YOUR OBJECTIVE:
Output the material exactly, but drop every image it holds.

DATASET CONTENT:
□ □ □

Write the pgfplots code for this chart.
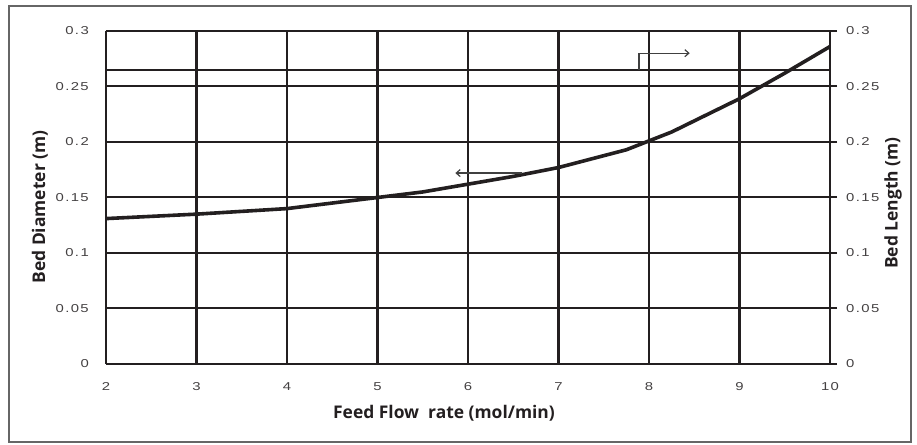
\documentclass[border=0pt]{standalone}
\usepackage{fontspec}
\setmainfont{Liberation Sans}
\newfontfamily\tickfont[LetterSpace=12, FakeStretch=1.3]{Liberation Sans}
\newfontfamily\labfont{Open Sans}
\usepackage{pgfplots}
\pgfplotsset{compat=1.18}
\usetikzlibrary{arrows.meta}
\definecolor{ink}{HTML}{231F20}
\newcommand\tickfnt{\tickfont\fontsize{11.5}{13}\selectfont}
\newcommand\labfnt{\labfont\bfseries\fontsize{17.5}{20}\selectfont}
\begin{document}
\begin{tikzpicture}[x=1bp,y=1bp]
\useasboundingbox (-106,-81) rectangle (811,364);
\draw[black!60, line width=1.6bp] (-97,-78) rectangle (805,358);
\begin{axis}[
  at={(0,0)}, anchor=south west, scale only axis,
  width=724bp, height=333bp,
  xmin=2, xmax=10, ymin=0, ymax=0.3,
  xtick={2,3,4,5,6,7,8,9,10},
  xticklabels={2,3,4,5,6,7,8,9,10},
  ytick={0,0.05,0.1,0.15,0.2,0.25,0.3},
  yticklabels={0,0.05,0.1,0.15,0.2,0.25,0.3},
  axis y line*=left, axis x line*=bottom,
  major tick length=0pt,
  xmajorgrids, ymajorgrids,
  x grid style={ink, line width=2.7bp},
  y grid style={ink, line width=2bp},
  axis line style={ink, line width=2.7bp},
  tick label style={font=\tickfnt, text=ink!85, inner sep=0pt},
  yticklabel style={anchor=east, xshift=-17bp},
  xticklabel style={anchor=base, yshift=-27bp},
  clip=true,
]
\addplot[ink, line width=2.4bp] coordinates {(2,0.3) (10,0.3)};
\addplot[ink, line width=2.7bp] coordinates {(10,0) (10,0.3)};
\addplot[ink, line width=2.6bp] coordinates {(2,0.265) (10,0.265)};
\addplot[ink, line width=3.6bp, line join=round] coordinates {
(2,0.131) (3,0.135) (4,0.140) (5,0.150) (5.5,0.155) (6,0.162) (6.5,0.169)
(7,0.177) (7.75,0.193) (8,0.201) (8.25,0.209) (9,0.239) (9.5,0.262) (10,0.286)};
\addplot[black!75, line width=1.2bp, -{Straight Barb[length=4bp,width=7bp]}] coordinates {(6.6,0.172) (5.86,0.172)};
\addplot[black!75, line width=1.2bp, -{Straight Barb[length=4bp,width=7bp]}] coordinates {(7.89,0.265) (7.89,0.280) (8.45,0.280)};
\end{axis}
\begin{axis}[
  at={(0,0)}, anchor=south west, scale only axis,
  width=724bp, height=333bp,
  xmin=2, xmax=10, ymin=0, ymax=0.3,
  axis x line=none, axis y line*=right,
  ytick={0,0.05,0.1,0.15,0.2,0.25,0.3},
  yticklabels={0,0.05,0.1,0.15,0.2,0.25,0.3},
  tick align=outside, major tick length=7bp,
  ytick style={ink, line width=2bp},
  axis line style={ink, line width=2.7bp},
  tick label style={font=\tickfnt, text=ink!85, inner sep=0pt},
  yticklabel style={anchor=west, xshift=9bp},
]
\end{axis}
\node[font=\labfnt, text=ink, rotate=90] at (-66,157) {Bed Diameter (m)};
\node[font=\labfnt, text=ink, rotate=90] at (787,161) {Bed Length (m)};
\node[font=\labfnt, text=ink] at (338,-49) {Feed Flow\ \ rate (mol/min)};
\end{tikzpicture}
\end{document}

□ □ □

THE REPLY:
Write the pgfplots code for this chart.
\documentclass[border=0pt]{standalone}
\usepackage{fontspec}
\setmainfont{Liberation Sans}
\newfontfamily\tickfont[LetterSpace=12, FakeStretch=1.3]{Liberation Sans}
\newfontfamily\labfont{Open Sans}
\usepackage{pgfplots}
\pgfplotsset{compat=1.18}
\usetikzlibrary{arrows.meta}
\definecolor{ink}{HTML}{231F20}
\newcommand\tickfnt{\tickfont\fontsize{11.5}{13}\selectfont}
\newcommand\labfnt{\labfont\bfseries\fontsize{17.5}{20}\selectfont}
\begin{document}
\begin{tikzpicture}[x=1bp,y=1bp]
\useasboundingbox (-106,-81) rectangle (811,364);
\draw[black!60, line width=1.6bp] (-97,-78) rectangle (805,358);
\begin{axis}[
  at={(0,0)}, anchor=south west, scale only axis,
  width=724bp, height=333bp,
  xmin=2, xmax=10, ymin=0, ymax=0.3,
  xtick={2,3,4,5,6,7,8,9,10},
  xticklabels={2,3,4,5,6,7,8,9,10},
  ytick={0,0.05,0.1,0.15,0.2,0.25,0.3},
  yticklabels={0,0.05,0.1,0.15,0.2,0.25,0.3},
  axis y line*=left, axis x line*=bottom,
  major tick length=0pt,
  xmajorgrids, ymajorgrids,
  x grid style={ink, line width=2.7bp},
  y grid style={ink, line width=2bp},
  axis line style={ink, line width=2.7bp},
  tick label style={font=\tickfnt, text=ink!85, inner sep=0pt},
  yticklabel style={anchor=east, xshift=-17bp},
  xticklabel style={anchor=base, yshift=-27bp},
  clip=true,
]
\addplot[ink, line width=2.4bp] coordinates {(2,0.3) (10,0.3)};
\addplot[ink, line width=2.7bp] coordinates {(10,0) (10,0.3)};
\addplot[ink, line width=2.6bp] coordinates {(2,0.265) (10,0.265)};
\addplot[ink, line width=3.6bp, line join=round] coordinates {
(2,0.131) (3,0.135) (4,0.140) (5,0.150) (5.5,0.155) (6,0.162) (6.5,0.169)
(7,0.177) (7.75,0.193) (8,0.201) (8.25,0.209) (9,0.239) (9.5,0.262) (10,0.286)};
\addplot[black!75, line width=1.2bp, -{Straight Barb[length=4bp,width=7bp]}] coordinates {(6.6,0.172) (5.86,0.172)};
\addplot[black!75, line width=1.2bp, -{Straight Barb[length=4bp,width=7bp]}] coordinates {(7.89,0.265) (7.89,0.280) (8.45,0.280)};
\end{axis}
\begin{axis}[
  at={(0,0)}, anchor=south west, scale only axis,
  width=724bp, height=333bp,
  xmin=2, xmax=10, ymin=0, ymax=0.3,
  axis x line=none, axis y line*=right,
  ytick={0,0.05,0.1,0.15,0.2,0.25,0.3},
  yticklabels={0,0.05,0.1,0.15,0.2,0.25,0.3},
  tick align=outside, major tick length=7bp,
  ytick style={ink, line width=2bp},
  axis line style={ink, line width=2.7bp},
  tick label style={font=\tickfnt, text=ink!85, inner sep=0pt},
  yticklabel style={anchor=west, xshift=9bp},
]
\end{axis}
\node[font=\labfnt, text=ink, rotate=90] at (-66,157) {Bed Diameter (m)};
\node[font=\labfnt, text=ink, rotate=90] at (787,161) {Bed Length (m)};
\node[font=\labfnt, text=ink] at (338,-49) {Feed Flow\ \ rate (mol/min)};
\end{tikzpicture}
\end{document}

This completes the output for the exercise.